I’ve never held a professional title of any kind, other than perhaps, Shaker Plant Expert (SPE). According to unreliable sources, there are only two of us in the world. Rod Steiner is one and I’m the other. This honor is self-bestowed; some would question its authenticity.
The State of Alaska – Department of Transportation & Public Facilities – Maintenance & Operations section was experimenting with using glacial sand for winter road use around 1990, give or take five years. Light, imported sand currently being spread on snowy and icy roads was quickly blowing off the slick asphalt as soon as it was put down. Someone came up with the idea of mixing heavier, and sharper granulated glacial silt in with the light. It seemed like a perfect plan.
Because this glacial sand was laden with boulders and rocks, a shaker plant was needed to separate things. DOT purchased a portable one and installed it beside a tributary creek of Portage Lake. This creek was some distance off the Seward Highway and in a beautiful setting.
A shaker plant works much like a mechanical sieve. Stones and gravel are dumped into a hopper, where it then goes to a vibrating screen of sorts. The fine sand drops down through metal grates, while a conveyor carries the heavier material to a designated pile or piles.
A counterweight on a long shaft, driven by fan belts makes the device, shake, rattle, and roll as Rod and I liked to say. We falsely told people that we invented the term, but actual credit goes to 1919 vaudeville performer, “Baby” Franklin Seals. Baby’s use of it I’m sure had nothing to do with making sand.
It was middle September, and a call came in from Larry Bushnell, Girdwood Shop Foreman, that their shaker plant had lost a couple of bearings. The machine was no longer operational. Larry needed it up and running and like right now.
For whatever reason, our boss, Ray Henry, chose Rod and me to drive down and repair it. I believe Ray thought it would be an easy fix with us on the job. Perhaps it was punishment? Weather was as bad as it gets in the Portage Valley area. Wind was blowing icy rain and snow near sideways. Even with Carhart’s and raingear on it was brutally cold.
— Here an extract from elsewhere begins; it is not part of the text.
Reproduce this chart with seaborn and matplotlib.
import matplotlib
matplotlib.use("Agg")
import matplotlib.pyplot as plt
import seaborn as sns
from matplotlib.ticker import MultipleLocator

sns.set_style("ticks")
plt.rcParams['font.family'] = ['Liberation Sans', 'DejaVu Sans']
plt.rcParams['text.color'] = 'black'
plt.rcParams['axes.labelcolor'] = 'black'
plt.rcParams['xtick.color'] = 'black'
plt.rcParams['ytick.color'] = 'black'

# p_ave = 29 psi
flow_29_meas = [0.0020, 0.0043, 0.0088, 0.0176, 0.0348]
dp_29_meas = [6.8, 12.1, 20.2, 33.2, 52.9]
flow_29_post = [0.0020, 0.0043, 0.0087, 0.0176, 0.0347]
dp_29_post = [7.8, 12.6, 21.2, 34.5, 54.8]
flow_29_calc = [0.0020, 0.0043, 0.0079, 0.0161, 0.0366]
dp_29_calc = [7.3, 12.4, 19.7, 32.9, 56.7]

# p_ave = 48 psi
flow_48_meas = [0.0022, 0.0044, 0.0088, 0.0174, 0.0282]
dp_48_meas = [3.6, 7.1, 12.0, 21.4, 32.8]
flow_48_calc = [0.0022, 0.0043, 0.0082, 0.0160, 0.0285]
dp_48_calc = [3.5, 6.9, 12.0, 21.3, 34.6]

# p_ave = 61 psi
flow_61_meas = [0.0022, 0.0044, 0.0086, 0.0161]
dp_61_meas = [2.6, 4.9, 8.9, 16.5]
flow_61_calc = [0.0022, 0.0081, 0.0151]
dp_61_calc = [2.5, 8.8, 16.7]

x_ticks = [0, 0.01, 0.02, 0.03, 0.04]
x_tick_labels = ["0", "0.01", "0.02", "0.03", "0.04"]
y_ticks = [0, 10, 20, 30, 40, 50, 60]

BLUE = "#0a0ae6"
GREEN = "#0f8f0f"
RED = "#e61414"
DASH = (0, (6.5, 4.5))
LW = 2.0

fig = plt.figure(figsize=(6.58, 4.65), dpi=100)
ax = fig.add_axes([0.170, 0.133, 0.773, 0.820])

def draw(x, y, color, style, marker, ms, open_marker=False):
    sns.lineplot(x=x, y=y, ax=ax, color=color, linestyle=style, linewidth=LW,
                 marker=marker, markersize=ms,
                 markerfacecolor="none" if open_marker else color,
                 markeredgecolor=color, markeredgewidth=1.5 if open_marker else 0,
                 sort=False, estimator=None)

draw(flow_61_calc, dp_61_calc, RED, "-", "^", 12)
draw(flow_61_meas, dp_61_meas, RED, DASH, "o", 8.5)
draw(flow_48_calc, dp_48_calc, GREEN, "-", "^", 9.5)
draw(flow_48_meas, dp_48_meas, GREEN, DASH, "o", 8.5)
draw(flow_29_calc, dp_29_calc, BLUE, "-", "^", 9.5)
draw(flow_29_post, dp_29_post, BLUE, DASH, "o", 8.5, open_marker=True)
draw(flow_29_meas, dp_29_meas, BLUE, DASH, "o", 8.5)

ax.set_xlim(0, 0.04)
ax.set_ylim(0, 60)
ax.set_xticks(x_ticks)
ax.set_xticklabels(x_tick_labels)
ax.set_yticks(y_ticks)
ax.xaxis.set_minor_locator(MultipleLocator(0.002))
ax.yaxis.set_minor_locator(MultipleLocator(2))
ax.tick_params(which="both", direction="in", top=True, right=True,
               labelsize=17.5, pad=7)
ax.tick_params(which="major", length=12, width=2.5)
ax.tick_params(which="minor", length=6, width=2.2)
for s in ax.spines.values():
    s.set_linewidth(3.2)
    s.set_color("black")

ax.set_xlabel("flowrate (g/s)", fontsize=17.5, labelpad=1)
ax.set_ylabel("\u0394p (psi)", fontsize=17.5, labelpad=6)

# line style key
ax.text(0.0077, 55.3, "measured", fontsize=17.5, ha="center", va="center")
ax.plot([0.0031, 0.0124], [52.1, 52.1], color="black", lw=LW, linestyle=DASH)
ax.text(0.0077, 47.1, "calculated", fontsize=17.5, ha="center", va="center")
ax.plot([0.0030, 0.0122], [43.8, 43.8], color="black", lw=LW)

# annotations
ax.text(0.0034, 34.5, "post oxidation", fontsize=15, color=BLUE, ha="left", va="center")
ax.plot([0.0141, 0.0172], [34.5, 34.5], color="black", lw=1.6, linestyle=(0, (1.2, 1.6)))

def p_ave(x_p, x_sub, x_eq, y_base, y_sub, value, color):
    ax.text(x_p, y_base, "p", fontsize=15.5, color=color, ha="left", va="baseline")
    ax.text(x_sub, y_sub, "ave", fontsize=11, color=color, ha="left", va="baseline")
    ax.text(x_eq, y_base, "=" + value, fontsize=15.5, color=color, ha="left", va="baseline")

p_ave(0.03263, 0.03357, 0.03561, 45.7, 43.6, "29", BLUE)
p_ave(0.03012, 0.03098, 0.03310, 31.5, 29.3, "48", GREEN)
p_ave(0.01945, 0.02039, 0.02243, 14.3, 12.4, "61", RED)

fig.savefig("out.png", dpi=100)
The machine needed a complete, unbalanced flywheel shaft plus bearings. All essential parts were overnighted. We worked from the bucket of a Case loader in most difficult weather. Rod and I took turns thawing out in the always-running service truck. A thermos of hot coffee wasn’t enough; hypothermia was a snail’s tail away.
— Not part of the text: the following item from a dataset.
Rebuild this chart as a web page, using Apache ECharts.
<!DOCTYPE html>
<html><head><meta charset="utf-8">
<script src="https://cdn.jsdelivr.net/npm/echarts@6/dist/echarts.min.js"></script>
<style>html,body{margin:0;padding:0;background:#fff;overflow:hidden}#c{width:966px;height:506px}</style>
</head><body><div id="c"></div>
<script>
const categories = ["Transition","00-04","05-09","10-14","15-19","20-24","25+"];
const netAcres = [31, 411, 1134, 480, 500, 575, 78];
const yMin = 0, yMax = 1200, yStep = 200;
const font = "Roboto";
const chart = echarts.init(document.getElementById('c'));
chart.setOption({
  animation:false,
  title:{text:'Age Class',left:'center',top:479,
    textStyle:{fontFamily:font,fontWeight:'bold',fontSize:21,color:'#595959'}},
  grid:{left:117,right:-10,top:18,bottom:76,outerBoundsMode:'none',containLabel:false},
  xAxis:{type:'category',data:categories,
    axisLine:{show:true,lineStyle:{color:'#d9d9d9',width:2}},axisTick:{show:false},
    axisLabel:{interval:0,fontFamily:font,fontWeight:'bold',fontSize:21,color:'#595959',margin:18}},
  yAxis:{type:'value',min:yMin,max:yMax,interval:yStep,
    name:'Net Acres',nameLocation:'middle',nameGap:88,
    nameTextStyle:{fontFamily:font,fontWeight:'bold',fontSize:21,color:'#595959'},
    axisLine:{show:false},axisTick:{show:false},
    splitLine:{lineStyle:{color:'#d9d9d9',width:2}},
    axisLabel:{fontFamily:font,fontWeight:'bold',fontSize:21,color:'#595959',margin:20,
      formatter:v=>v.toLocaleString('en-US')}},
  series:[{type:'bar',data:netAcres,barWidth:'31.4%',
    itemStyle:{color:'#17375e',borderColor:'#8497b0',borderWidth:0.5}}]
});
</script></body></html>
It took us four days to complete our mission. The drive from Anchorage to Portage and back was two hours alone. After the mission was complete, we were able to bask in the glory of our success. We wore our imaginary shaker plant expert badges with honor.
Afterwards, whenever the shop phone rang, Rod and I would be on imaginary edge claiming it was another call for our expertise. That never happened for good reason.
Throughout that winter, automotive glass shops in Anchorage, Seward, Homer, and Soldotna were kept extremely busy. The heavier sand had worked just fine. It stayed on the roadway. It also took out countless windshields and headlights in the process. People complained and the operation was immediately placed into mothballs.
I’m told by unreliable sources that this shaker was purchased by a gold mining operation in Girdwood. I can’t verify such, but perhaps, Parker Schnabel, of GOLD RUSH fame can.
At times when I pick up the home phone, I flash back to that inside joke at DOT, expecting an imaginary voice on the other end to call out,
“We need a couple of shaker plant experts, and we need them right now!”
That always brings a smile to my face!